The first words heard in Must Read After My Death are those of Allis: “I am not a housewife.” It’s a statement of desperate defiance, as Allis is most surely a homemaker, married to insurance salesman Charlie, who drinks, has low self-esteem, and a mania about his domicile’s cleanliness. Allis, college-educated, married once before and fluent in four languages, gave up professional aspirations because she wanted to bear Charlie’s children. This she did – four in all, each one traumatically affected by their parents’ constant, vicious fighting, which drove more than one into therapy and which was brought on at least in part through their joint, troublesome decision (revealed obliquely by director Dews through snippets of Charlie and Allis’ Dictaphone recordings to each other) to have an open marriage.
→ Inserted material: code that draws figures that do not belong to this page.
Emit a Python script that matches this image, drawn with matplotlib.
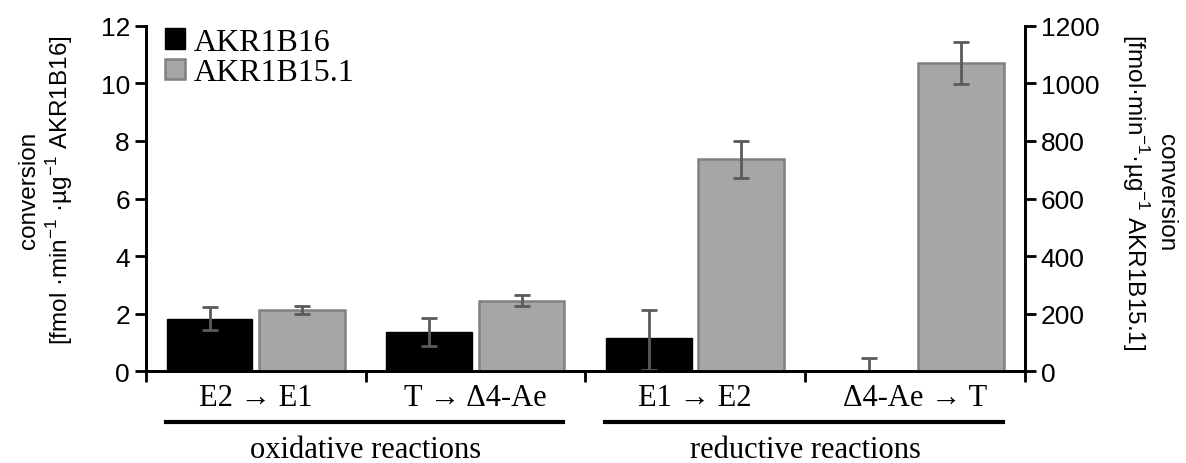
import numpy as np
import matplotlib
matplotlib.use("Agg")
import matplotlib.pyplot as plt

plt.rcParams['mathtext.fontset'] = 'custom'
plt.rcParams['mathtext.rm'] = 'Liberation Sans'

# data
reactions = ['E2 → E1', 'T → Δ4-Ae', 'E1 → E2', 'Δ4-Ae → T']
groups = ['oxidative reactions', 'reductive reactions']
akr1b16 = [1.82, 1.36, 1.14, 0.02]            # left axis
akr1b16_err_low = [0.40, 0.49, 1.10, 0.02]
akr1b16_err_up = [0.40, 0.49, 0.99, 0.43]
akr1b15 = [212, 245, 737, 1071]                # right axis
akr1b15_err = [14, 20, 64, 73]

sans = 'Liberation Sans'
serif = 'Liberation Serif'

fig = plt.figure(figsize=(11.86, 4.64), dpi=100)
ax = fig.add_axes([0.123, 0.198, 0.741, 0.744])
ax2 = ax.twinx()

x = np.arange(len(reactions))
w = 0.39
off = 0.21

ax.bar(x - off, akr1b16, w, color='black', edgecolor='black', zorder=2, label='AKR1B16')
ax.errorbar(x - off, akr1b16, yerr=[akr1b16_err_low, akr1b16_err_up], fmt='none',
            ecolor='#5a5a5a', elinewidth=2, capsize=6, capthick=2, zorder=3)
ax2.bar(x + off, akr1b15, w, color='#a6a6a6', edgecolor='#808080', linewidth=1.8, zorder=2, label='AKR1B15.1')
ax2.errorbar(x + off, akr1b15, yerr=akr1b15_err, fmt='none',
             ecolor='#5a5a5a', elinewidth=2, capsize=6, capthick=2, zorder=3)

ax.set_xlim(-0.5, 3.5)
ax.set_ylim(0, 12)
ax2.set_ylim(0, 1200)
ax.set_yticks(np.arange(0, 13, 2))
ax2.set_yticks(np.arange(0, 1201, 200))

# x ticks at category boundaries, labels centred beneath
ax.set_xticks(np.arange(-0.5, 4, 1))
ax.set_xticklabels([])
ax.tick_params(axis='x', direction='out', length=8, width=2)
xt = ax.get_xaxis_transform()
for i, lab in enumerate(reactions):
    ax.text(i, -0.075, lab, transform=xt, ha='center', va='center', fontsize=22, family=serif)

# group brackets
for j, g in enumerate(groups):
    x0, x1 = 2 * j - 0.41, 2 * j + 1.40
    ax.plot([x0, x1], [-0.148, -0.148], transform=xt, color='black', lw=3, clip_on=False)
    ax.text(2 * j + 0.5, -0.228, g, transform=xt, ha='center', va='center', fontsize=22, family=serif)

for a in (ax, ax2):
    a.spines['top'].set_visible(False)
    for s in a.spines.values():
        s.set_linewidth(2)
    a.tick_params(axis='y', direction='out', length=8, width=2, labelsize=19)
    for t in a.get_yticklabels():
        t.set_family(sans)

ax.set_ylabel('conversion\n[fmol ·min$^{-1}$ ·µg$^{-1}$ AKR1B16]', fontsize=17.5,
              family=sans, linespacing=1.2, va='center', ha='center', rotation_mode='anchor')
ax.yaxis.set_label_coords(-0.113, 0.527)
ax2.set_ylabel('conversion\n[fmol·min$^{-1}$·µg$^{-1}$ AKR1B15.1]', fontsize=17.5,
               family=sans, rotation=270, linespacing=1.2, va='center', ha='center',
               rotation_mode='anchor')
ax2.yaxis.set_label_coords(1.141, 0.52)

h1, l1 = ax.get_legend_handles_labels()
h2, l2 = ax2.get_legend_handles_labels()
ax2.legend(h1 + h2, l1 + l2, loc='upper left', bbox_to_anchor=(0.0216, 0.995), frameon=False,
           prop={'family': serif, 'size': 23}, handlelength=0.62, handleheight=0.62,
           handletextpad=0.3, labelspacing=0.05, borderpad=0, borderaxespad=0)

fig.savefig('out.png', dpi=100)
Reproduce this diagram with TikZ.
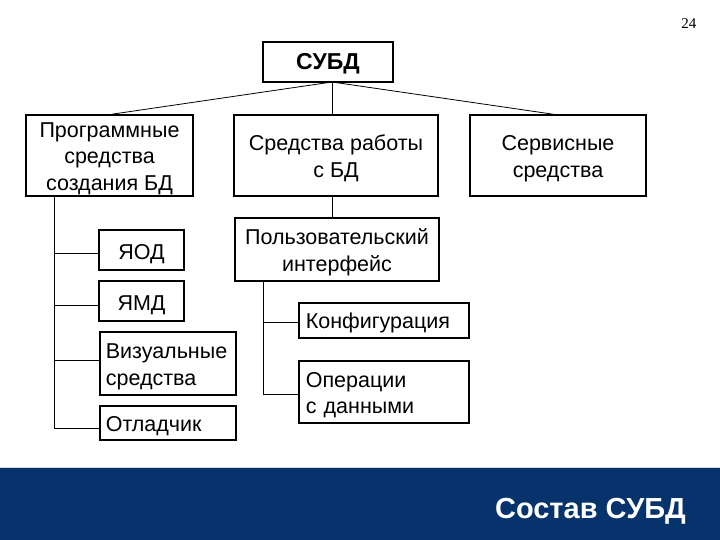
\documentclass[tikz,border=0pt]{standalone}
\usepackage{fontspec}
\setmainfont{Liberation Sans}
\newfontfamily\numfont{Liberation Serif}
\definecolor{navy}{HTML}{06336C}
\newcommand\ctxt[2][3pt]{\raisebox{-#1}[\height][\depth]{\begin{tabular}{@{}c@{}}#2\end{tabular}}}
\newcommand\ltxt[2][3pt]{\raisebox{-#1}[\height][\depth]{\begin{tabular}{@{}l@{}}#2\end{tabular}}}
\begin{document}
\begin{tikzpicture}[x=1pt,y=-1pt,
  box/.style={draw=black,line width=1.6pt,inner sep=0pt,font=\fontsize{21.5}{26.5}\selectfont},
  lbox/.style={box,anchor=west},
  conn/.style={draw=black,line width=0.8pt}]
\useasboundingbox (0,0) rectangle (720,540);
\fill[white] (0,0) rectangle (720,540);
\fill[navy] (0,468) rectangle (720,540);
\draw[line width=0.8pt,gray!30] (0,467) -- (720,467);
\node[font=\numfont\fontsize{15}{18}\selectfont,anchor=east] (pg) at (700,24) {24};
% top
\node[box,minimum width=130pt,minimum height=40pt,font=\bfseries\fontsize{23}{27}\selectfont] (subd) at (328,62) {\ctxt[2pt]{СУБД}};
\node[box,minimum width=167pt,minimum height=81pt] (prog) at (109.5,155.5) {\ctxt{Программные\\средства\\создания БД}};
\node[box,minimum width=204pt,minimum height=81pt] (work) at (336,155.5) {\ctxt{Средства работы\\с БД}};
\node[box,minimum width=176pt,minimum height=81pt] (serv) at (558,155.5) {\ctxt{Сервисные\\средства}};
\coordinate (hub) at (332,82);
\draw[conn] (hub) -- (prog.north -| 112,0);
\draw[conn] (hub) -- (work.north -| hub);
\draw[conn] (hub) -- (serv.north -| 553,0);
% left column
\node[box,minimum width=85pt,minimum height=40pt] (yod) at (141.5,250) {\ctxt[4pt]{ЯОД}};
\node[box,minimum width=85pt,minimum height=40pt] (ymd) at (141.5,301) {\ctxt[4pt]{ЯМД}};
\node[lbox,minimum width=136pt,minimum height=63pt,text width=124pt,inner xsep=6pt] (vis) at (99,363.5) {\ltxt{Визуальные\\средства}};
\node[lbox,minimum width=136pt,minimum height=34pt,text width=124pt,inner xsep=6pt] (dbg) at (99,423) {\ltxt{Отладчик}};
\coordinate (lv) at (54,196);
\coordinate (lend) at (54,428);
\draw[conn] (lv) -- (lend) -- (lend -| dbg.west);
\draw[conn] (lv |- 0,253) -- (yod.west |- 0,253);
\draw[conn] (lv |- 0,305) -- (ymd.west |- 0,305);
\draw[conn] (lv |- 0,360) -- (vis.west |- 0,360);
% middle column
\node[box,minimum width=204pt,minimum height=63pt] (ui) at (337,249.5) {\ctxt{Пользовательский\\интерфейс}};
\draw[conn] (work.south -| hub) -- (ui.north -| hub);
\node[lbox,minimum width=170pt,minimum height=35pt,text width=156pt,inner xsep=7pt] (conf) at (298,320.5) {\ltxt{Конфигурация}};
\node[lbox,minimum width=170pt,minimum height=62pt,text width=156pt,inner xsep=7pt] (ops) at (298,392) {\ltxt{Операции\\с данными}};
\coordinate (mv) at (263,281);
\coordinate (mend) at (263,394);
\draw[conn] (mv) -- (mend) -- (mend -| ops.west);
\draw[conn] (mv |- 0,322) -- (conf.west |- 0,322);
% banner title
\node[font=\bfseries\fontsize{29}{34}\selectfont,text=white,anchor=base east,inner sep=0pt] (title) at (686,518) {Состав СУБД};
\end{tikzpicture}
\end{document}
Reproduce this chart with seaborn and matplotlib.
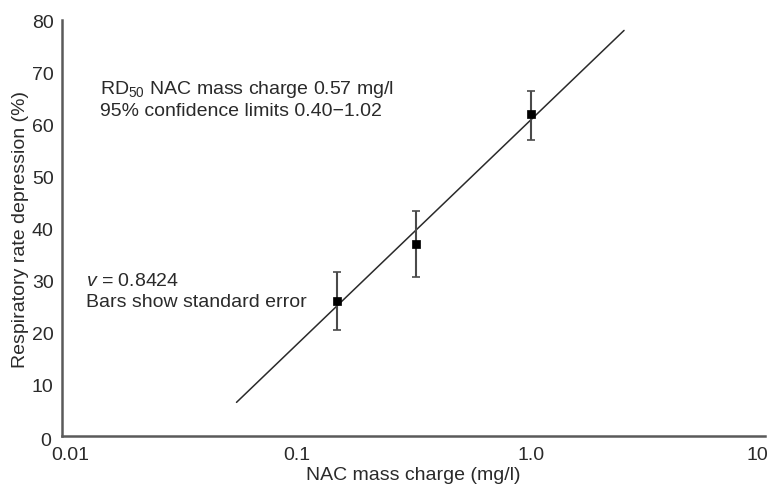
import matplotlib
matplotlib.use("Agg")
import matplotlib.pyplot as plt
import matplotlib.transforms as mtransforms
import seaborn as sns
import pandas as pd

# Measured responses
conc = [0.149, 0.324, 1.0]          # NAC mass charge (mg/l)
depression = [25.9, 37.0, 62.0]     # respiratory rate depression (%)
err_low = [5.5, 6.4, 5.0]
err_high = [5.6, 6.2, 4.4]

# Fitted regression line end points
fit_x = [0.0555, 2.5]
fit_y = [6.5, 78.0]

x_ticks = [0.01, 0.1, 1.0, 10]
x_tick_labels = ["0.01", "0.1", "1.0", "10"]
y_ticks = [10, 20, 30, 40, 50, 60, 70, 80]

sns.set_theme(style="white")
plt.rcParams["font.family"] = ["Liberation Sans", "DejaVu Sans"]
plt.rcParams["mathtext.fontset"] = "custom"
plt.rcParams["mathtext.rm"] = "Liberation Sans"
plt.rcParams["mathtext.it"] = "Liberation Sans:italic"

fs = 14
ink = "#2a2a2a"
axis_grey = "#5a5a5a"

fig = plt.figure(figsize=(7.76, 4.89), dpi=100)
ax = fig.add_axes([0.080, 0.106, 0.906, 0.851])

pts = pd.DataFrame({"conc": conc, "dep": depression})
fit = pd.DataFrame({"x": fit_x, "y": fit_y})

sns.lineplot(data=fit, x="x", y="y", ax=ax, color=ink, linewidth=1.1)
ax.errorbar(conc, depression, yerr=[err_low, err_high], fmt="none",
            ecolor="#4a4a4a", elinewidth=1.5, capsize=3.0, capthick=1.2)
sns.scatterplot(data=pts, x="conc", y="dep", ax=ax, marker="s", s=40,
                color="black", edgecolor="black", zorder=5)

ax.set_xscale("log")
ax.set_xlim(0.01, 10)
ax.set_ylim(0, 80)
ax.set_xticks(x_ticks)
ax.set_xticklabels(x_tick_labels)
ax.minorticks_off()
ax.set_yticks(y_ticks)

for s in ["top", "right"]:
    ax.spines[s].set_visible(False)
for s in ["left", "bottom"]:
    ax.spines[s].set_color(axis_grey)
    ax.spines[s].set_linewidth(1.8)

ax.tick_params(axis="x", direction="in", length=6, width=1.2,
               colors=axis_grey, labelcolor=ink, labelsize=fs, pad=7)
ax.tick_params(axis="y", direction="in", length=6, width=1.2,
               colors=axis_grey, labelcolor=ink, labelsize=fs, pad=6)

# nudge the end labels of the x axis inwards
xlabels = ax.get_xticklabels()
xlabels[0].set_transform(xlabels[0].get_transform() +
                         mtransforms.ScaledTranslation(8 / 100, 0, fig.dpi_scale_trans))
xlabels[-1].set_transform(xlabels[-1].get_transform() +
                          mtransforms.ScaledTranslation(-8 / 100, 0, fig.dpi_scale_trans))

ax.set_xlabel("NAC mass charge (mg/l)", fontsize=fs, color=ink, labelpad=2)
ax.set_ylabel("Respiratory rate depression (%)", fontsize=fs, color=ink, labelpad=2)

# zero label sits at the corner, below-left of the origin
fig.text(46 / 776, 1 - 442 / 489, "0", fontsize=fs, color=ink,
         ha="center", va="center")

ax.text(0.0145, 66.9, "RD$_{50}$ NAC mass charge 0.57 mg/l", fontsize=fs,
        color=ink, va="center")
ax.text(0.0145, 62.7, "95% confidence limits 0.40\u22121.02", fontsize=fs,
        color=ink, va="center")
ax.text(0.0127, 30.0, "$v$ = 0.8424", fontsize=fs, color=ink, va="center")
ax.text(0.0127, 25.9, "Bars show standard error", fontsize=fs, color=ink,
        va="center")

fig.savefig("out.png", dpi=100)
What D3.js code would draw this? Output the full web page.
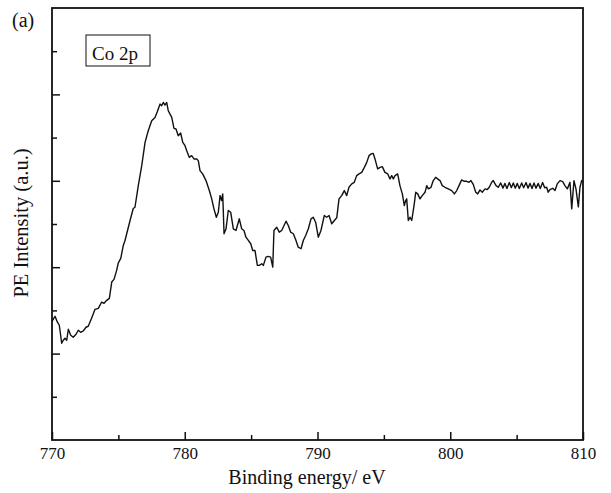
<!DOCTYPE html>
<html>
<head>
<meta charset="utf-8">
<script src="https://cdn.jsdelivr.net/npm/d3@7/dist/d3.min.js"></script>
<style>
  body { margin: 0; background: #fff; }
  svg { display: block; }
  text { font-family: "Liberation Serif", "Times New Roman", serif; fill: #111; }
</style>
</head>
<body>
<svg id="chart" width="611" height="493"></svg>
<script>
// Co 2p XPS spectrum: [binding energy (eV), intensity (a.u.)]
const spectrum = [
  [770.00,2.748],[770.23,2.864],[770.40,2.732],[770.55,2.656],[770.73,2.240],[770.85,2.309],
  [770.98,2.356],[771.11,2.309],[771.23,2.564],[771.41,2.425],[771.60,2.379],[771.81,2.448],
  [771.98,2.540],[772.16,2.494],[772.36,2.524],[772.56,2.610],[772.73,2.633],[772.92,2.771],
  [773.07,2.887],[773.24,3.025],[773.49,3.048],[773.74,3.194],[773.92,3.164],[774.12,3.233],
  [774.32,3.279],[774.50,3.656],[774.67,3.718],[774.87,3.926],[774.99,4.095],[775.18,4.203],
  [775.37,4.503],[775.50,4.619],[775.88,5.081],[776.12,5.358],[776.25,5.388],[776.50,5.889],
  [776.76,6.351],[777.01,6.889],[777.25,7.159],[777.51,7.390],[777.76,7.467],[777.93,7.598],
  [778.14,7.776],[778.26,7.737],[778.38,7.813],[778.51,7.753],[778.64,7.813],[778.76,7.621],
  [779.02,7.467],[779.19,7.212],[779.34,7.199],[779.51,7.044],[779.69,7.106],[779.85,6.889],
  [780.02,6.813],[780.15,6.697],[780.34,6.543],[780.52,6.582],[780.70,6.506],[780.90,6.506],
  [781.02,6.467],[781.15,6.236],[781.35,6.159],[781.60,6.005],[781.85,5.774],[782.03,5.582],
  [782.20,5.351],[782.38,5.157],[782.53,5.273],[782.66,5.658],[782.78,5.543],[782.86,5.697],
  [782.96,4.774],[783.11,4.889],[783.28,5.312],[783.46,5.273],[783.66,4.889],[783.86,4.850],
  [784.11,5.120],[784.29,4.889],[784.46,4.850],[784.61,4.695],[784.79,4.619],[784.97,4.543],
  [785.12,4.388],[785.29,4.388],[785.47,4.042],[785.62,4.042],[785.80,4.081],[785.92,4.042],
  [786.12,4.233],[786.29,4.249],[786.47,4.233],[786.63,4.002],[786.72,4.850],[786.93,4.926],
  [787.12,4.811],[787.30,4.850],[787.48,4.965],[787.63,5.065],[787.80,4.965],[787.98,4.811],
  [788.18,4.774],[788.38,4.619],[788.55,4.464],[788.76,4.427],[788.93,4.619],[789.11,4.734],
  [789.31,4.889],[789.51,5.120],[789.68,5.157],[789.86,5.042],[790.06,4.695],[790.26,4.850],
  [790.51,5.196],[790.69,5.157],[790.87,5.196],[791.07,5.005],[791.27,5.081],[791.45,5.143],
  [791.62,5.582],[791.82,5.658],[792.02,5.774],[792.20,5.658],[792.37,5.850],[792.58,5.928],
  [792.77,5.965],[792.95,6.120],[793.13,6.159],[793.33,6.196],[793.53,6.312],[793.71,6.427],
  [793.88,6.582],[794.03,6.621],[794.20,6.635],[794.33,6.506],[794.53,6.275],[794.71,6.312],
  [794.88,6.328],[795.08,6.196],[795.29,6.159],[795.46,6.044],[795.59,6.120],[795.71,6.044],
  [795.84,6.120],[796.04,6.159],[796.21,5.889],[796.39,5.697],[796.54,5.427],[796.64,5.543],
  [796.72,5.582],[796.84,5.081],[796.97,5.157],[797.10,5.081],[797.29,5.467],[797.40,5.736],
  [797.55,5.697],[797.72,5.582],[797.89,5.658],[798.10,5.736],[798.23,5.889],[798.35,5.813],
  [798.55,5.850],[798.72,6.005],[798.90,6.081],[799.05,6.044],[799.23,6.005],[799.40,5.889],
  [799.60,5.850],[799.85,5.813],[800.11,5.774],[800.31,5.697],[800.49,5.774],[800.66,5.889],
  [800.86,6.021],[801.06,5.988],[801.24,5.988],[801.41,5.965],[801.56,6.005],[801.74,5.912],
  [801.92,5.736],[802.07,5.697],[802.24,5.790],[802.41,5.736],[802.62,5.813],[802.79,5.797],
  [802.94,5.850],[803.12,5.965],[803.24,6.005],[803.45,5.889],[803.62,5.850],
  [803.80,5.950],[803.97,5.830],[804.12,5.940],[804.27,5.820],[804.45,5.960],[804.60,5.840],
  [804.75,5.950],[804.90,5.830],[805.05,5.940],[805.20,5.820],[805.38,5.950],[805.53,5.840],
  [805.71,5.960],[805.86,5.830],[806.01,5.940],[806.16,5.820],[806.31,5.950],[806.46,5.830],
  [806.63,5.940],[806.78,5.820],[806.96,5.960],[807.11,5.840],
  [807.26,5.850],[807.38,5.736],[807.51,5.797],[807.72,5.827],[807.89,5.774],[808.06,5.928],
  [808.27,6.005],[808.47,5.982],[808.64,5.889],[808.82,5.813],[809.02,5.965],[809.15,5.351],
  [809.32,6.005],[809.47,5.813],[809.65,5.397],[809.77,5.850],[809.90,6.005],[810.00,5.965]
];

const xMajorTicks = [770, 780, 790, 800, 810];
const xMinorTicks = [775, 785, 795, 805];
const yMajorTicks = [2, 4, 6, 8];
const yMinorTicks = [1, 3, 5, 7, 9];

const xTitle = "Binding energy/ eV";
const yTitle = "PE Intensity (a.u.)";
const panelLabel = "(a)";
const legendLabel = "Co 2p";

const svg = d3.select("#chart");
const plot = { left: 52, right: 583, top: 8, bottom: 440 };

const x = d3.scaleLinear().domain([770, 810]).range([plot.left, plot.right]);
const y = d3.scaleLinear().domain([0, 10]).range([plot.bottom, plot.top]);

// inward ticks on bottom axis
const gxMajor = svg.append("g")
  .attr("transform", `translate(0,${plot.bottom})`)
  .call(d3.axisBottom(x).tickValues(xMajorTicks).tickSizeInner(-8).tickSizeOuter(0)
        .tickPadding(7).tickFormat(d3.format("d")));
const gxMinor = svg.append("g")
  .attr("transform", `translate(0,${plot.bottom})`)
  .call(d3.axisBottom(x).tickValues(xMinorTicks).tickSizeInner(-5).tickSizeOuter(0).tickFormat(""));

// inward ticks on left axis, no labels
const gyMajor = svg.append("g")
  .attr("transform", `translate(${plot.left},0)`)
  .call(d3.axisLeft(y).tickValues(yMajorTicks).tickSizeInner(-8).tickSizeOuter(0).tickFormat(""));
const gyMinor = svg.append("g")
  .attr("transform", `translate(${plot.left},0)`)
  .call(d3.axisLeft(y).tickValues(yMinorTicks).tickSizeInner(-5).tickSizeOuter(0).tickFormat(""));

[gxMajor, gxMinor, gyMajor, gyMinor].forEach(g => {
  g.select(".domain").remove();
  g.selectAll(".tick line").attr("stroke", "#111").attr("stroke-width", 1.5);
});
gxMajor.selectAll(".tick text")
  .attr("font-size", 17)
  .attr("font-family", "Liberation Serif, Times New Roman, serif")
  .attr("fill", "#111");

// spectrum line
const line = d3.line().x(d => x(d[0])).y(d => y(d[1]));
svg.append("path")
  .datum(spectrum)
  .attr("fill", "none")
  .attr("stroke", "#111")
  .attr("stroke-width", 1.4)
  .attr("stroke-linejoin", "round")
  .attr("d", line);

// frame
svg.append("rect")
  .attr("x", plot.left).attr("y", plot.top)
  .attr("width", plot.right - plot.left).attr("height", plot.bottom - plot.top)
  .attr("fill", "none").attr("stroke", "#111").attr("stroke-width", 1.8);

// axis titles
svg.append("text")
  .attr("x", 307).attr("y", 484)
  .attr("text-anchor", "middle").attr("font-size", 20)
  .text(xTitle);
svg.append("text")
  .attr("transform", "translate(28,223) rotate(-90)")
  .attr("text-anchor", "middle").attr("font-size", 20.5)
  .text(yTitle);

// panel label
svg.append("text")
  .attr("x", 12).attr("y", 27).attr("font-size", 20)
  .text(panelLabel);

// legend box
svg.append("rect")
  .attr("x", 86).attr("y", 35).attr("width", 64).attr("height", 31)
  .attr("fill", "none").attr("stroke", "#111").attr("stroke-width", 1);
svg.append("text")
  .attr("x", 92).attr("y", 59.5).attr("font-size", 19)
  .text(legendLabel);
</script>
</body>
</html>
This thorny history is conveyed via a collection of 8mm films, transcripts, and audio tapes made by Allis, Charlie and their children which Dews first came upon after Allis’ 2001 death, and which he affectingly assembles into a haunting portrait of white-picket-fence familial disintegration. Echoes from an earlier age, his speakers’ tormented voices and images’ flickering appearance lend empathetic consideration to a tale of personal and parental hopes and failings, the director’s depiction given added resonance by nimble editorial overlapping and juxtapositions that evoke the depth of Allis and Charlie’s fury, resentment, doubt and self-loathing.
Review- "Rick at Night's" Rick Grant reviews "Must Read After My Death" by Mark Lipsky on 2009-02-17
When Morgan Dews’ grandmother Allis died in 2001at the age of 89, over the years of her marriage, she compiled a chronicle of her family in crisis. She recorded 50 hours of audio recordings, 201 home movies, and over 300 pages of personal documents as a sad commentary of her fractured marriage to an Insurance executive.
Allis’ husband Charley would spend 8 months a year in Australia on company business. There he openly engaged in extramarital affairs and sent Allis 8 mm movies of his dancing and carousing with other women. In his selfish mind, Charley thought that Allis would share his libertine views on infidelity. He said he loved her but he loved other women as well. Not surprisingly, Allis could not reconcile Charley’s absurd rationalization with her jealously and emotional turmoil.